--- Start ---

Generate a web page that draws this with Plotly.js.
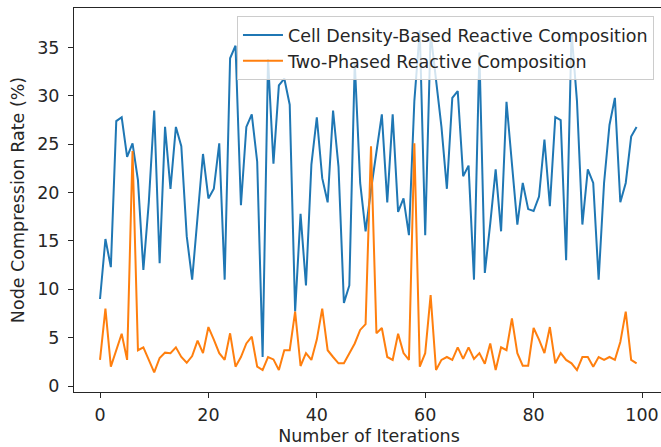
<!DOCTYPE html>
<html>
<head>
<meta charset="utf-8">
<script src="https://cdn.plot.ly/plotly-3.0.1.min.js"></script>
<style>html,body{margin:0;padding:0;background:#fff;overflow:hidden;}#chart{width:664px;height:447px;}</style>
</head>
<body>
<div id="chart"></div>
<script>
const iterations = Array.from({length: 100}, (_, i) => i);
const cellDensityRate = [
  9.0, 15.2, 12.3, 27.4, 27.8, 23.7, 25.1, 21.3, 12.0, 19.0,
  28.5, 12.7, 26.8, 20.4, 26.8, 24.8, 15.5, 11.0, 17.5, 24.0,
  19.4, 20.4, 25.1, 11.0, 33.9, 35.2, 18.7, 26.8, 28.1, 23.2,
  3.0, 33.8, 23.0, 31.1, 31.8, 29.1, 7.7, 17.8, 10.4, 22.9,
  27.8, 21.5, 19.0, 28.5, 22.7, 8.6, 10.4, 33.5, 21.0, 16.0,
  20.3, 24.3, 28.1, 19.0, 28.1, 18.0, 19.4, 15.6, 29.5, 36.8,
  15.6, 36.5, 31.5, 26.8, 20.4, 29.8, 30.5, 21.7, 22.8, 11.0,
  34.5, 11.7, 16.8, 22.4, 16.0, 29.4, 23.0, 16.7, 21.0, 18.3,
  18.1, 19.6, 25.5, 18.6, 27.8, 27.5, 13.0, 36.6, 29.5, 16.7,
  22.4, 21.0, 11.0, 21.0, 27.0, 29.8, 19.0, 21.0, 25.8, 26.8
];
const twoPhasedRate = [
  2.7, 8.0, 2.0, 3.7, 5.4, 2.7, 24.3, 3.7, 4.0, 2.7,
  1.4, 2.9, 3.45, 3.4, 4.0, 3.0, 2.4, 3.1, 4.7, 3.4,
  6.1, 4.8, 3.4, 2.7, 5.45, 2.0, 3.0, 4.4, 5.1, 2.0,
  1.65, 3.0, 2.75, 1.65, 3.7, 3.7, 7.7, 2.07, 3.4, 2.7,
  4.8, 8.0, 3.7, 3.0, 2.35, 2.35, 3.4, 4.4, 5.8, 6.4,
  24.8, 5.45, 6.0, 3.0, 2.7, 5.4, 3.4, 2.7, 25.1, 2.0,
  3.4, 9.4, 1.65, 2.7, 3.0, 2.7, 4.0, 2.8, 4.0, 2.8,
  3.4, 2.3, 4.4, 1.65, 4.0, 3.7, 7.0, 3.4, 2.1, 2.1,
  6.0, 4.8, 3.4, 6.1, 2.35, 3.4, 2.7, 2.35, 1.65, 3.0,
  3.0, 2.0, 3.0, 2.7, 3.0, 2.7, 4.55, 7.7, 2.7, 2.35
];
const seriesNames = ["Cell Density-Based Reactive Composition", "Two-Phased Reactive Composition"];
const xTicks = [0, 20, 40, 60, 80, 100];
const yTicks = [0, 5, 10, 15, 20, 25, 30, 35];

const font = {family: "DejaVu Sans", size: 17.5, color: "#262626"};
const traces = [
  {x: iterations, y: cellDensityRate, name: seriesNames[0], type: "scatter", mode: "lines",
   line: {color: "#1f77b4", width: 2}},
  {x: iterations, y: twoPhasedRate, name: seriesNames[1], type: "scatter", mode: "lines",
   line: {color: "#ff7f0e", width: 2}}
];
const axisCommon = {
  showline: true, mirror: true, linecolor: "#262626", linewidth: 1,
  ticks: "outside", ticklen: 5, tickwidth: 1, tickcolor: "#262626",
  showgrid: false, zeroline: false, tickfont: font
};
const layout = {
  width: 664, height: 447,
  margin: {l: 74, r: 0, t: 8, b: 55},
  paper_bgcolor: "#fff", plot_bgcolor: "#fff",
  font: font,
  showlegend: true,
  legend: {x: 0.983, y: 0.979, xanchor: "right", yanchor: "top",
    bgcolor: "rgba(255,255,255,0.8)", bordercolor: "#cccccc", borderwidth: 1,
    font: font, tracegroupgap: 0, itemwidth: 40},
  xaxis: Object.assign({}, axisCommon, {range: [-4.8, 104.06], tickvals: xTicks, ticklabelstandoff: 2,
    title: {text: "Number of Iterations", font: font, standoff: 5}}),
  yaxis: Object.assign({}, axisCommon, {range: [-0.62, 39.1], tickvals: yTicks, ticklabelstandoff: 5,
    title: {text: "Node Compression Rate (%)", font: font, standoff: 8}})
};
Plotly.newPlot("chart", traces, layout, {displayModeBar: false, staticPlot: true});
</script>
</body>
</html>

--- End ---

Reproduce the material word for word, minus the images.

Generate a web page that draws this with Plotly.js.
<!DOCTYPE html>
<html>
<head>
<meta charset="utf-8">
<script src="https://cdn.plot.ly/plotly-3.0.1.min.js"></script>
<style>html,body{margin:0;padding:0;background:#fff;overflow:hidden;}#chart{width:664px;height:447px;}</style>
</head>
<body>
<div id="chart"></div>
<script>
const iterations = Array.from({length: 100}, (_, i) => i);
const cellDensityRate = [
  9.0, 15.2, 12.3, 27.4, 27.8, 23.7, 25.1, 21.3, 12.0, 19.0,
  28.5, 12.7, 26.8, 20.4, 26.8, 24.8, 15.5, 11.0, 17.5, 24.0,
  19.4, 20.4, 25.1, 11.0, 33.9, 35.2, 18.7, 26.8, 28.1, 23.2,
  3.0, 33.8, 23.0, 31.1, 31.8, 29.1, 7.7, 17.8, 10.4, 22.9,
  27.8, 21.5, 19.0, 28.5, 22.7, 8.6, 10.4, 33.5, 21.0, 16.0,
  20.3, 24.3, 28.1, 19.0, 28.1, 18.0, 19.4, 15.6, 29.5, 36.8,
  15.6, 36.5, 31.5, 26.8, 20.4, 29.8, 30.5, 21.7, 22.8, 11.0,
  34.5, 11.7, 16.8, 22.4, 16.0, 29.4, 23.0, 16.7, 21.0, 18.3,
  18.1, 19.6, 25.5, 18.6, 27.8, 27.5, 13.0, 36.6, 29.5, 16.7,
  22.4, 21.0, 11.0, 21.0, 27.0, 29.8, 19.0, 21.0, 25.8, 26.8
];
const twoPhasedRate = [
  2.7, 8.0, 2.0, 3.7, 5.4, 2.7, 24.3, 3.7, 4.0, 2.7,
  1.4, 2.9, 3.45, 3.4, 4.0, 3.0, 2.4, 3.1, 4.7, 3.4,
  6.1, 4.8, 3.4, 2.7, 5.45, 2.0, 3.0, 4.4, 5.1, 2.0,
  1.65, 3.0, 2.75, 1.65, 3.7, 3.7, 7.7, 2.07, 3.4, 2.7,
  4.8, 8.0, 3.7, 3.0, 2.35, 2.35, 3.4, 4.4, 5.8, 6.4,
  24.8, 5.45, 6.0, 3.0, 2.7, 5.4, 3.4, 2.7, 25.1, 2.0,
  3.4, 9.4, 1.65, 2.7, 3.0, 2.7, 4.0, 2.8, 4.0, 2.8,
  3.4, 2.3, 4.4, 1.65, 4.0, 3.7, 7.0, 3.4, 2.1, 2.1,
  6.0, 4.8, 3.4, 6.1, 2.35, 3.4, 2.7, 2.35, 1.65, 3.0,
  3.0, 2.0, 3.0, 2.7, 3.0, 2.7, 4.55, 7.7, 2.7, 2.35
];
const seriesNames = ["Cell Density-Based Reactive Composition", "Two-Phased Reactive Composition"];
const xTicks = [0, 20, 40, 60, 80, 100];
const yTicks = [0, 5, 10, 15, 20, 25, 30, 35];

const font = {family: "DejaVu Sans", size: 17.5, color: "#262626"};
const traces = [
  {x: iterations, y: cellDensityRate, name: seriesNames[0], type: "scatter", mode: "lines",
   line: {color: "#1f77b4", width: 2}},
  {x: iterations, y: twoPhasedRate, name: seriesNames[1], type: "scatter", mode: "lines",
   line: {color: "#ff7f0e", width: 2}}
];
const axisCommon = {
  showline: true, mirror: true, linecolor: "#262626", linewidth: 1,
  ticks: "outside", ticklen: 5, tickwidth: 1, tickcolor: "#262626",
  showgrid: false, zeroline: false, tickfont: font
};
const layout = {
  width: 664, height: 447,
  margin: {l: 74, r: 0, t: 8, b: 55},
  paper_bgcolor: "#fff", plot_bgcolor: "#fff",
  font: font,
  showlegend: true,
  legend: {x: 0.983, y: 0.979, xanchor: "right", yanchor: "top",
    bgcolor: "rgba(255,255,255,0.8)", bordercolor: "#cccccc", borderwidth: 1,
    font: font, tracegroupgap: 0, itemwidth: 40},
  xaxis: Object.assign({}, axisCommon, {range: [-4.8, 104.06], tickvals: xTicks, ticklabelstandoff: 2,
    title: {text: "Number of Iterations", font: font, standoff: 5}}),
  yaxis: Object.assign({}, axisCommon, {range: [-0.62, 39.1], tickvals: yTicks, ticklabelstandoff: 5,
    title: {text: "Node Compression Rate (%)", font: font, standoff: 8}})
};
Plotly.newPlot("chart", traces, layout, {displayModeBar: false, staticPlot: true});
</script>
</body>
</html>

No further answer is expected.